Hay una línea fina que separa lo que se considera un comportamiento inapropiado entre alumnos que merece ser sancionado por los colegios e institutos de lo que se erige en un asunto grave capaz de provocar un reproche penal. Una sentencia dictada en Ceuta evidencia que la Justicia no puede terminar resolviendo asuntos que por mayor reproche social y familiar que provoquen son competencia de los docentes y los padres.
A finales de enero de 2022 los progenitores de una menor acudieron a la Jefatura Superior para denunciar el acoso que sufría la niña en el instituto. La narración de hechos era real: le tiraban tizas, le echaban gel hidroalcohólico en la mochila, le manchaban su ropa con tinta o le insultaban usando motes como “remolacha” o “hámster”, entre otros.
Aquella denuncia dio paso a un procedimiento doble, por un lado el que desarrolló el propio instituto y por otro el judicial que ha terminado con el dictado de una sentencia absolutoria para las menores acusadas por delito contra la integridad moral y leve de lesiones.
En la resolución se advierte que una cosa es “la constatación de comportamientos inapropiados que deben ser objeto de contención por parte del centro adoptándose medidas disciplinarias que proceden incluso a la expulsión” y otra es “derivar esta cuestión al derecho penal, al no concurrir la gravedad que requiere en los términos analizados”.
De hecho el Juzgado de Menores no considera acreditado que se hubieran producido los delitos y alude a las vaguedades y contradicciones detectadas en el relato de la denunciante y al hecho de que ese tipo de actitudes eran compartidas por muchos menores en general en el centro. La Fiscalía no presentó acusación, solo se contó con la de la acusación particular, representada por la letrada Luz Elena Sanín, que ha mostrado su contrariedad por el resultado.
En sentencia se indica que “no se practicó prueba alguna que permita imputar con la suficiente certeza a los menores acusadas ni el delito contra la integridad moral ni el delito leve de lesiones” recalcando que, efectivamente, la denunciante sufrió bromas e insultos en un curso en el que la mayoría de los alumnos tenían ese comportamiento.
No queda acreditado que las acusadas hostigasen de forma continuada a la menor ni que tratasen de humillarla o menoscabar su dignidad ni tampoco se puede considerar que las acusadas hubiesen actuado de común acuerdo.

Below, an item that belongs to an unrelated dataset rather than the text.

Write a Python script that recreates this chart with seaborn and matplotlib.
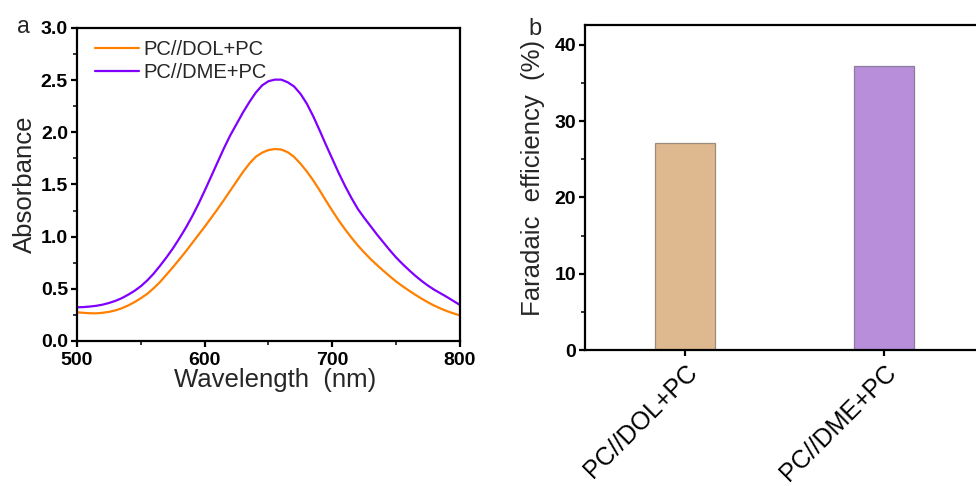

“Pudo haber sido víctima de bromas, al margen de que puedan considerarse inapropiadas e incluso como dice el informe que hizo el centro educativo transgredan los límites adecuados para una normal convivencia basada en el respeto, pero no pueden sin embargo descontextualizarse”, recoge la sentencia.
El propio centro educativo hizo una investigación y concluyó que lo sucedido no era revelador de un acoso, señalando ese contexto de bromas en la búsqueda de una risa fácil que se hacían unos a otros incluso viéndose implicada como actora en algunas ocasiones la propia menor denunciante.
La falta de pruebas, la existencia de contradicciones o la introducción de elementos nuevos antes no narrados ni denunciados ha llevado al dictado de esta sentencia.
Los comportamientos de este tipo no son hechos aislados en una generación que escenifica unos valores cada vez más extremos a la hora de tratar al compañero. Hay sectores que reclaman una mayor contundencia judicial para frenar lo que se considera un germen de acoso que puede derivar en situaciones peores. La Justicia en cambio debe intervenir con un fundamento y un poso de pruebas suficientes como para encuadrar en lo delictivo acciones que tienen un reproche social.